**SHORT TASK:** Give every line again exactly as it appears, please, but not the pictures.

**DATA PROVIDED:**
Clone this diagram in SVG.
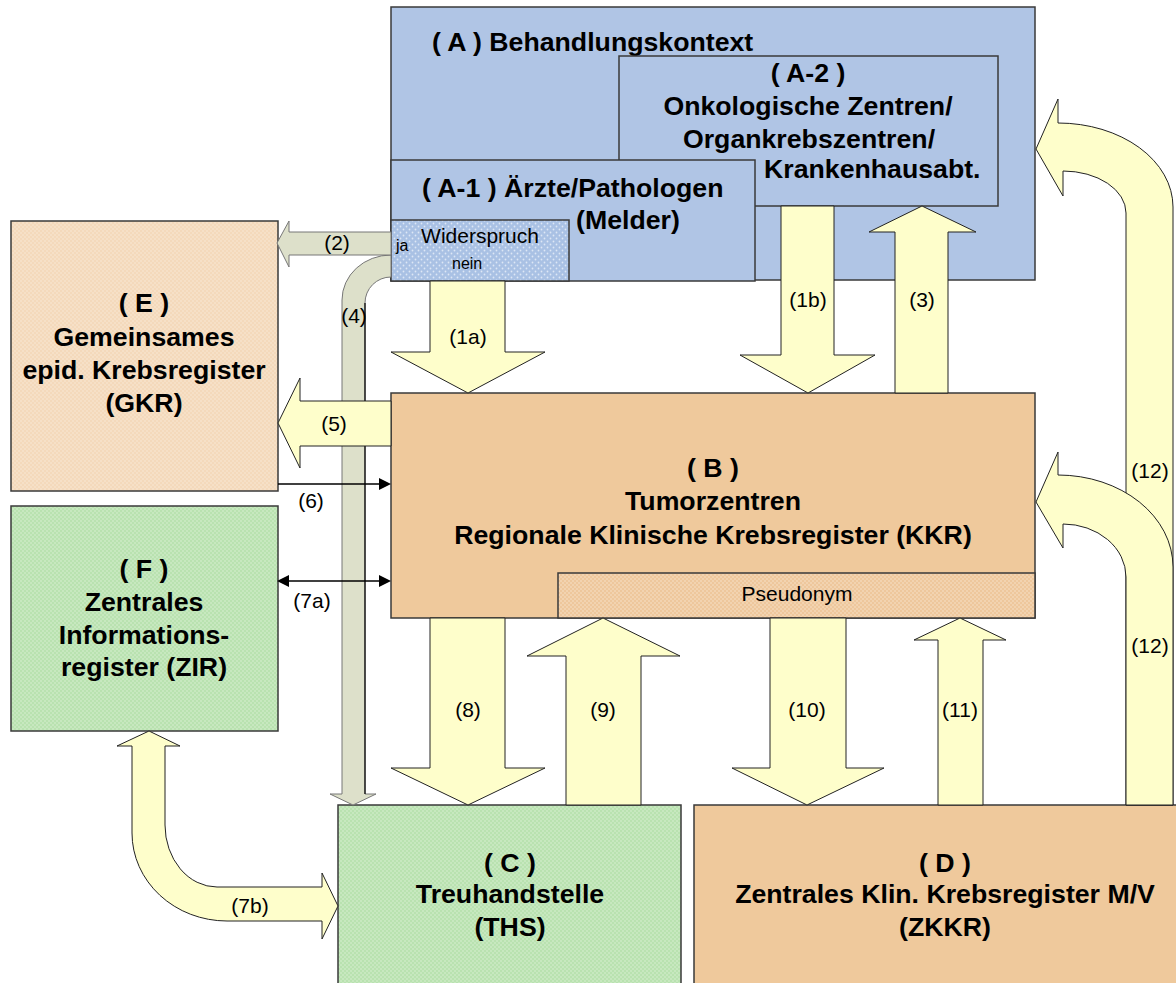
<svg xmlns="http://www.w3.org/2000/svg" width="1176" height="983" viewBox="0 0 1176 983">
<style>
.t{font-family:'Liberation Sans',Arial,Helvetica,sans-serif;font-weight:bold;font-size:26.7px;fill:#000}
.c{text-anchor:middle}
.l{font-family:'Liberation Sans',Arial,Helvetica,sans-serif;font-size:21px;fill:#000;text-anchor:middle}
.s{font-family:'Liberation Sans',Arial,Helvetica,sans-serif;font-size:16px;fill:#000}
.box{stroke:#3a3a3a;stroke-width:1.5}
.ya{fill:#fefecb;stroke:#222;stroke-width:1}
.ga{fill:#dde0ca;stroke:#777;stroke-width:1}
.ln{stroke:#000;stroke-width:1.5;fill:none}
</style>
<defs>
<pattern id="pE" width="4" height="4" patternUnits="userSpaceOnUse"><rect width="4" height="4" fill="#f4d9bb"/><circle cx="1" cy="1" r="0.8" fill="#fae9d6"/><circle cx="3" cy="3" r="0.8" fill="#fae9d6"/></pattern>
<pattern id="pG" width="4" height="4" patternUnits="userSpaceOnUse"><rect width="4" height="4" fill="#b9e2b0"/><circle cx="1" cy="1" r="0.8" fill="#d9f1d3"/><circle cx="3" cy="3" r="0.8" fill="#d9f1d3"/></pattern>
<pattern id="pB" width="6" height="6" patternUnits="userSpaceOnUse"><rect width="6" height="6" fill="#a9c1e4"/><circle cx="1.5" cy="1.5" r="0.9" fill="#dde7f5"/><circle cx="4.5" cy="4.5" r="0.9" fill="#dde7f5"/></pattern>
<pattern id="pP" width="4" height="4" patternUnits="userSpaceOnUse"><rect width="4" height="4" fill="#eec79c"/><circle cx="1" cy="1" r="0.8" fill="#f8e2c9"/><circle cx="3" cy="3" r="0.8" fill="#f8e2c9"/></pattern>
</defs>
<rect width="1176" height="983" fill="#fff"/>

<g id="A">
<rect class="box" x="391" y="7" width="644" height="273" fill="#b0c5e5"/>
<text class="t" x="432" y="51">( A ) Behandlungskontext</text>
</g>
<g id="A2">
<rect class="box" x="619" y="56" width="379" height="150" fill="#b0c5e5"/>
<text class="t c" x="808" y="82">( A-2 )</text>
<text class="t c" x="808" y="115">Onkologische Zentren/</text>
<text class="t c" x="809" y="148">Organkrebszentren/</text>
<text class="t" x="764" y="178">Krankenhausabt.</text>
</g>
<g id="A1">
<rect class="box" x="391" y="160" width="364" height="121" fill="#b0c5e5"/>
<text class="t" x="422" y="197">( A-1 ) Ärzte/Pathologen</text>
<text class="t c" x="628" y="229">(Melder)</text>
</g>
<g id="Widerspruch">
<rect class="box" x="391" y="220" width="178" height="61" fill="url(#pB)"/>
<text class="l" x="480" y="243">Widerspruch</text>
<text class="s" x="396" y="251">ja</text>
<text class="s" x="452" y="269">nein</text>
</g>
<g id="B">
<rect class="box" x="391" y="393" width="644" height="225" fill="#efc99c"/>
<text class="t c" x="713" y="477">( B )</text>
<text class="t c" x="713" y="510">Tumorzentren</text>
<text class="t c" x="713" y="544">Regionale Klinische Krebsregister (KKR)</text>
</g>
<g id="Pseudonym">
<rect class="box" x="558" y="573" width="477" height="45" fill="url(#pP)"/>
<text class="l" x="797" y="601">Pseudonym</text>
</g>
<g id="E">
<rect class="box" x="11" y="221" width="267" height="270" fill="url(#pE)"/>
<text class="t c" x="144" y="312">( E )</text>
<text class="t c" x="144" y="346">Gemeinsames</text>
<text class="t c" x="144" y="379">epid. Krebsregister</text>
<text class="t c" x="144" y="412">(GKR)</text>
</g>
<g id="F">
<rect class="box" x="11" y="506" width="267" height="225" fill="url(#pG)"/>
<text class="t c" x="144" y="578">( F )</text>
<text class="t c" x="144" y="611">Zentrales</text>
<text class="t c" x="144" y="644">Informations-</text>
<text class="t c" x="144" y="676">register (ZIR)</text>
</g>
<g id="C">
<rect class="box" x="338" y="805" width="343" height="182" fill="url(#pG)"/>
<text class="t c" x="510" y="872">( C )</text>
<text class="t c" x="510" y="903">Treuhandstelle</text>
<text class="t c" x="510" y="936">(THS)</text>
</g>
<g id="D">
<rect class="box" x="694" y="805" width="484" height="182" fill="#efc99c"/>
<text class="t c" x="945" y="872">( D )</text>
<text class="t c" x="945" y="903">Zentrales Klin. Krebsregister M/V</text>
<text class="t c" x="945" y="936">(ZKKR)</text>
</g>

<g id="connectors">
<path class="ga" d="M391 255 A49 45 0 0 0 342 300 L342 794 L330 794 L353 805 L376 794 L365 794 L365 303 A26 26 0 0 1 391 277 Z"/>
<line x1="365" y1="303" x2="365" y2="794" stroke="#000" stroke-width="1.2"/>
<text class="l" x="354" y="323">(4)</text>
<path class="ga" d="M391 232 L289 232 L289 221 L277 243 L289 267 L289 255 L391 255 Z"/>
<text class="l" x="337" y="250">(2)</text>
<path class="ya" d="M430 281 L505 281 L505 352 L545 352 L468 393 L391 352 L430 352 Z"/>
<text class="l" x="468" y="344">(1a)</text>
<path class="ya" d="M781 206 L834 206 L834 355 L875 355 L808 393 L740 355 L781 355 Z"/>
<text class="l" x="808" y="307">(1b)</text>
<path class="ya" d="M895 393 L895 232 L869 232 L922 206 L976 232 L948 232 L948 393 Z"/>
<text class="l" x="922" y="307">(3)</text>
<path class="ya" d="M391 401 L300 401 L300 378 L278 423 L300 468 L300 446 L391 446 Z"/>
<text class="l" x="334" y="431">(5)</text>
<line class="ln" x1="278" y1="484" x2="381" y2="484"/>
<polygon points="379,478 391,484 379,490" fill="#000"/>
<text class="l" x="311" y="508">(6)</text>
<line class="ln" x1="287" y1="581" x2="381" y2="581"/>
<polygon points="379,575 391,581 379,587" fill="#000"/>
<polygon points="289,575 277,581 289,587" fill="#000"/>
<text class="l" x="312" y="608">(7a)</text>
<path class="ya" d="M149 731 L180 746 L165 746 L165 825 A52 62 0 0 0 217 887 L322 887 L322 873 L338 906 L322 939 L322 921 L227 921 A95 88 0 0 1 132 833 L132 746 L117 746 Z"/>
<text class="l" x="250" y="913">(7b)</text>
<path class="ya" d="M430 618 L505 618 L505 768 L545 768 L468 805 L391 768 L430 768 Z"/>
<text class="l" x="468" y="717">(8)</text>
<path class="ya" d="M566 805 L566 656 L527 656 L603 618 L680 656 L641 656 L641 805 Z"/>
<text class="l" x="603" y="717">(9)</text>
<path class="ya" d="M770 618 L846 618 L846 768 L884 768 L807 805 L732 768 L770 768 Z"/>
<text class="l" x="807" y="717">(10)</text>
<path class="ya" d="M938 805 L938 640 L914 640 L960 618 L1006 640 L983 640 L983 805 Z"/>
<text class="l" x="960" y="717">(11)</text>
<path class="ya" d="M1126 805 L1126 213 A63 42 0 0 0 1063 171 L1063 196 L1036 149 L1058 99 L1058 123 A115 84 0 0 1 1173 207 L1173 805 Z"/>
<text class="l" x="1150" y="478">(12)</text>
<path class="ya" d="M1126 805 L1126 577 A63 53 0 0 0 1063 524 L1063 548 L1036 502 L1058 452 L1058 475 A115 92 0 0 1 1173 567 L1173 805 Z"/>
<text class="l" x="1150" y="653">(12)</text>
</g>
</svg>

**EXERCISE RESULT:**
Clone this diagram in SVG.
<svg xmlns="http://www.w3.org/2000/svg" width="1176" height="983" viewBox="0 0 1176 983">
<style>
.t{font-family:'Liberation Sans',Arial,Helvetica,sans-serif;font-weight:bold;font-size:26.7px;fill:#000}
.c{text-anchor:middle}
.l{font-family:'Liberation Sans',Arial,Helvetica,sans-serif;font-size:21px;fill:#000;text-anchor:middle}
.s{font-family:'Liberation Sans',Arial,Helvetica,sans-serif;font-size:16px;fill:#000}
.box{stroke:#3a3a3a;stroke-width:1.5}
.ya{fill:#fefecb;stroke:#222;stroke-width:1}
.ga{fill:#dde0ca;stroke:#777;stroke-width:1}
.ln{stroke:#000;stroke-width:1.5;fill:none}
</style>
<defs>
<pattern id="pE" width="4" height="4" patternUnits="userSpaceOnUse"><rect width="4" height="4" fill="#f4d9bb"/><circle cx="1" cy="1" r="0.8" fill="#fae9d6"/><circle cx="3" cy="3" r="0.8" fill="#fae9d6"/></pattern>
<pattern id="pG" width="4" height="4" patternUnits="userSpaceOnUse"><rect width="4" height="4" fill="#b9e2b0"/><circle cx="1" cy="1" r="0.8" fill="#d9f1d3"/><circle cx="3" cy="3" r="0.8" fill="#d9f1d3"/></pattern>
<pattern id="pB" width="6" height="6" patternUnits="userSpaceOnUse"><rect width="6" height="6" fill="#a9c1e4"/><circle cx="1.5" cy="1.5" r="0.9" fill="#dde7f5"/><circle cx="4.5" cy="4.5" r="0.9" fill="#dde7f5"/></pattern>
<pattern id="pP" width="4" height="4" patternUnits="userSpaceOnUse"><rect width="4" height="4" fill="#eec79c"/><circle cx="1" cy="1" r="0.8" fill="#f8e2c9"/><circle cx="3" cy="3" r="0.8" fill="#f8e2c9"/></pattern>
</defs>
<rect width="1176" height="983" fill="#fff"/>

<g id="A">
<rect class="box" x="391" y="7" width="644" height="273" fill="#b0c5e5"/>
<text class="t" x="432" y="51">( A ) Behandlungskontext</text>
</g>
<g id="A2">
<rect class="box" x="619" y="56" width="379" height="150" fill="#b0c5e5"/>
<text class="t c" x="808" y="82">( A-2 )</text>
<text class="t c" x="808" y="115">Onkologische Zentren/</text>
<text class="t c" x="809" y="148">Organkrebszentren/</text>
<text class="t" x="764" y="178">Krankenhausabt.</text>
</g>
<g id="A1">
<rect class="box" x="391" y="160" width="364" height="121" fill="#b0c5e5"/>
<text class="t" x="422" y="197">( A-1 ) Ärzte/Pathologen</text>
<text class="t c" x="628" y="229">(Melder)</text>
</g>
<g id="Widerspruch">
<rect class="box" x="391" y="220" width="178" height="61" fill="url(#pB)"/>
<text class="l" x="480" y="243">Widerspruch</text>
<text class="s" x="396" y="251">ja</text>
<text class="s" x="452" y="269">nein</text>
</g>
<g id="B">
<rect class="box" x="391" y="393" width="644" height="225" fill="#efc99c"/>
<text class="t c" x="713" y="477">( B )</text>
<text class="t c" x="713" y="510">Tumorzentren</text>
<text class="t c" x="713" y="544">Regionale Klinische Krebsregister (KKR)</text>
</g>
<g id="Pseudonym">
<rect class="box" x="558" y="573" width="477" height="45" fill="url(#pP)"/>
<text class="l" x="797" y="601">Pseudonym</text>
</g>
<g id="E">
<rect class="box" x="11" y="221" width="267" height="270" fill="url(#pE)"/>
<text class="t c" x="144" y="312">( E )</text>
<text class="t c" x="144" y="346">Gemeinsames</text>
<text class="t c" x="144" y="379">epid. Krebsregister</text>
<text class="t c" x="144" y="412">(GKR)</text>
</g>
<g id="F">
<rect class="box" x="11" y="506" width="267" height="225" fill="url(#pG)"/>
<text class="t c" x="144" y="578">( F )</text>
<text class="t c" x="144" y="611">Zentrales</text>
<text class="t c" x="144" y="644">Informations-</text>
<text class="t c" x="144" y="676">register (ZIR)</text>
</g>
<g id="C">
<rect class="box" x="338" y="805" width="343" height="182" fill="url(#pG)"/>
<text class="t c" x="510" y="872">( C )</text>
<text class="t c" x="510" y="903">Treuhandstelle</text>
<text class="t c" x="510" y="936">(THS)</text>
</g>
<g id="D">
<rect class="box" x="694" y="805" width="484" height="182" fill="#efc99c"/>
<text class="t c" x="945" y="872">( D )</text>
<text class="t c" x="945" y="903">Zentrales Klin. Krebsregister M/V</text>
<text class="t c" x="945" y="936">(ZKKR)</text>
</g>

<g id="connectors">
<path class="ga" d="M391 255 A49 45 0 0 0 342 300 L342 794 L330 794 L353 805 L376 794 L365 794 L365 303 A26 26 0 0 1 391 277 Z"/>
<line x1="365" y1="303" x2="365" y2="794" stroke="#000" stroke-width="1.2"/>
<text class="l" x="354" y="323">(4)</text>
<path class="ga" d="M391 232 L289 232 L289 221 L277 243 L289 267 L289 255 L391 255 Z"/>
<text class="l" x="337" y="250">(2)</text>
<path class="ya" d="M430 281 L505 281 L505 352 L545 352 L468 393 L391 352 L430 352 Z"/>
<text class="l" x="468" y="344">(1a)</text>
<path class="ya" d="M781 206 L834 206 L834 355 L875 355 L808 393 L740 355 L781 355 Z"/>
<text class="l" x="808" y="307">(1b)</text>
<path class="ya" d="M895 393 L895 232 L869 232 L922 206 L976 232 L948 232 L948 393 Z"/>
<text class="l" x="922" y="307">(3)</text>
<path class="ya" d="M391 401 L300 401 L300 378 L278 423 L300 468 L300 446 L391 446 Z"/>
<text class="l" x="334" y="431">(5)</text>
<line class="ln" x1="278" y1="484" x2="381" y2="484"/>
<polygon points="379,478 391,484 379,490" fill="#000"/>
<text class="l" x="311" y="508">(6)</text>
<line class="ln" x1="287" y1="581" x2="381" y2="581"/>
<polygon points="379,575 391,581 379,587" fill="#000"/>
<polygon points="289,575 277,581 289,587" fill="#000"/>
<text class="l" x="312" y="608">(7a)</text>
<path class="ya" d="M149 731 L180 746 L165 746 L165 825 A52 62 0 0 0 217 887 L322 887 L322 873 L338 906 L322 939 L322 921 L227 921 A95 88 0 0 1 132 833 L132 746 L117 746 Z"/>
<text class="l" x="250" y="913">(7b)</text>
<path class="ya" d="M430 618 L505 618 L505 768 L545 768 L468 805 L391 768 L430 768 Z"/>
<text class="l" x="468" y="717">(8)</text>
<path class="ya" d="M566 805 L566 656 L527 656 L603 618 L680 656 L641 656 L641 805 Z"/>
<text class="l" x="603" y="717">(9)</text>
<path class="ya" d="M770 618 L846 618 L846 768 L884 768 L807 805 L732 768 L770 768 Z"/>
<text class="l" x="807" y="717">(10)</text>
<path class="ya" d="M938 805 L938 640 L914 640 L960 618 L1006 640 L983 640 L983 805 Z"/>
<text class="l" x="960" y="717">(11)</text>
<path class="ya" d="M1126 805 L1126 213 A63 42 0 0 0 1063 171 L1063 196 L1036 149 L1058 99 L1058 123 A115 84 0 0 1 1173 207 L1173 805 Z"/>
<text class="l" x="1150" y="478">(12)</text>
<path class="ya" d="M1126 805 L1126 577 A63 53 0 0 0 1063 524 L1063 548 L1036 502 L1058 452 L1058 475 A115 92 0 0 1 1173 567 L1173 805 Z"/>
<text class="l" x="1150" y="653">(12)</text>
</g>
</svg>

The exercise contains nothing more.